Сначала Александр Степанович испытал себя в качестве руководителя отдела культуры, но вскоре понял, что его назначение – рисование и живопись, и возглавил оформительские мастерские при районном отделе культуры.
Однако писать «для души» удавалось редко, приходилось много работать по заказу районных властей. Рисовал вывески, плакаты и лозунги, оформлял клубы и разные учреждения. А душа, как птица в клетке, томилась и страдала. Так всегда бывает, когда душа напоена свободой и рвётся к облакам, холмам и далям, – у Гордеева душа именно такая. Об этой её особенности знают все три поколения семьи Пластовых.
Ещё юношей Александр мечтал показать свои работы Аркадию Александровичу. Но как попасть в дом великого художника? Выручил друг из Прислонихи, который пообещал представить начинающего рисовальщика няньке Кате. «Понравишься няньке, – сказал Добрынин, – тогда всё получится, она там всем заправляет». Позже и сам Гордеев в этом убедился и няньку – Екатерину Шарымову – называл не иначе, как «командир корабля».

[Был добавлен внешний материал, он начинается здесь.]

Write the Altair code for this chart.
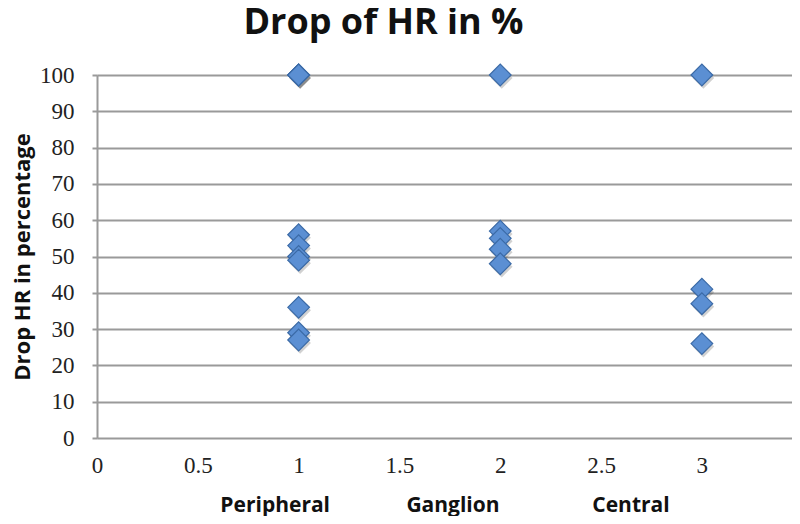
import altair as alt
import pandas as pd

group_x = [1, 2, 3]
peripheral = [100, 100, 100, 56, 53, 50, 49, 36, 29, 27]
ganglion = [100, 57, 55, 52, 48]
central = [100, 41, 37, 26]
x_ticks = [0, 0.5, 1, 1.5, 2, 2.5, 3]
y_ticks = [0, 10, 20, 30, 40, 50, 60, 70, 80, 90, 100]
category_names = ["Peripheral", "Ganglion", "Central"]

rows = []
for gx, vals in zip(group_x, [peripheral, ganglion, central]):
    for v in vals:
        rows.append({"group": gx, "drop": v})
df = pd.DataFrame(rows)

nb = "\u00a0"
x_title = category_names[0] + nb * 14 + category_names[1] + nb * 17 + category_names[2]

x_enc = alt.X(
    "group:Q",
    scale=alt.Scale(domain=[0, 3.447], nice=False, zero=False),
    axis=alt.Axis(
        values=x_ticks, title=x_title, grid=False, domain=False, ticks=False,
        labelFont="Liberation Serif", labelFontSize=23, labelColor="#222",
        labelPadding=16, titleFont="Open Sans", titleFontSize=21,
        titleFontWeight="bold", titleColor="#111", titlePadding=17,
        labelFlush=False, format="~g",
    ),
)
y_enc = alt.Y(
    "drop:Q",
    scale=alt.Scale(domain=[0, 100], nice=False),
    axis=alt.Axis(
        values=y_ticks, title="Drop HR in percentage", grid=True,
        gridColor="#9a9a9a", gridWidth=2, domain=True, domainColor="#9a9a9a",
        domainWidth=2, ticks=True, tickColor="#9a9a9a", tickSize=5, tickWidth=2,
        labelFont="Liberation Serif", labelFontSize=23, labelColor="#222",
        labelPadding=18, titleFont="Open Sans", titleFontSize=22,
        titleFontWeight="bold", titleColor="#111", titlePadding=5,
    ),
)

shadow = alt.Chart(df).mark_point(
    shape="diamond", filled=True, size=470, color="#000000", opacity=0.18
).encode(x=x_enc, y=y_enc, xOffset=alt.value(1.5), yOffset=alt.value(3))

points = alt.Chart(df).mark_point(
    shape="diamond", filled=True, size=470, fill="#5b8fd3", stroke="#3b6aa6",
    strokeWidth=1.2, opacity=1,
).encode(x=x_enc, y=y_enc)

chart = alt.layer(shadow, points).properties(
    width=695,
    height=363,
    title=alt.TitleParams(
        "Drop of HR in %", font="Open Sans", fontSize=36, fontWeight="bold",
        color="#111", anchor="middle", dx=-61, offset=20,
    ),
    autosize=alt.AutoSizeParams(type="none"),
    padding={"left": 89, "top": 67, "right": 0, "bottom": 78},
).configure_view(stroke=None).configure(background="white")

chart.save("out.html", embed_options={"renderer": "svg", "actions": False})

Первая встреча с Пластовым произошла летом 1964 года. Её итог зависел, конечно, не от няньки, а от наличия у юноши таланта. Что-то заметил Пластов в его несмелых набросках, ведь известно, как строг был мастер в своих оценках, поэтому последовали вторая и третья встречи, эмоциональные уроки и наставления. И как-то незаметно Александр стал своим в доме Пластовых.
«Все благоволили к Саше, – рассказывает Елена Николаевна Холодилина-Пластова. – Когда наступала осень, Аркадий Александрович и мы, тогда ещё молодежь, уезжали в Москву, дом в Прислонихе пустел, оставались Наталья Алексеевна с нянькой, а с ними частенько – Саша. Он всегда в трудные минуты был рядом. Когда умер Аркадий Александрович, помогал Николаю резать крест, потом – памятные доски. Обновлённые наличники и резьба на воротах – тоже его работа. Николай Аркадьевич очень уважал и любил его. В восстановлении церкви Гордеев принимал деятельное участие. Писал иконы, выполнял резьбу на окладах. Пилястры на ткани колонн – тоже его. Наши отношения с Сашей прошли серьёзную проверку временем, теперь вот Коля – Николай Николаевич – с ним дружит. Душа у него особенная – изящная. Такую редко встретишь».
Гордеев гостил у Пластовых, когда ему позвонили и сообщили, что горит его дом в Сурском. Случилось это три года назад. Мастерской у Александра Степановича тогда не было (в тяжёлые перестроечные годы ставки художников-оформителей сократили и из районной мастерской выселили), все картины хранились дома. Сгорело всё, пропал труд жизни. Однако художник говорит об этом спокойно: Бог дал – Бог взял, надо писать заново. И пишет. Очень много пишет, навёрстывает упущенное.
Свет льётся из окон мастерской какой-то особенный, густой, укрывает молочной поволокой еще не высохшие от краски иконы. Время здесь замерло на вздохе, на упоении присурской красотой, запечатлённой в пейзажах и исторических картинках прошлого. Александр Гордеев – не просто художник, он – художник жизни, потому что знает тайну сотворения и дарит зрителю радость познания.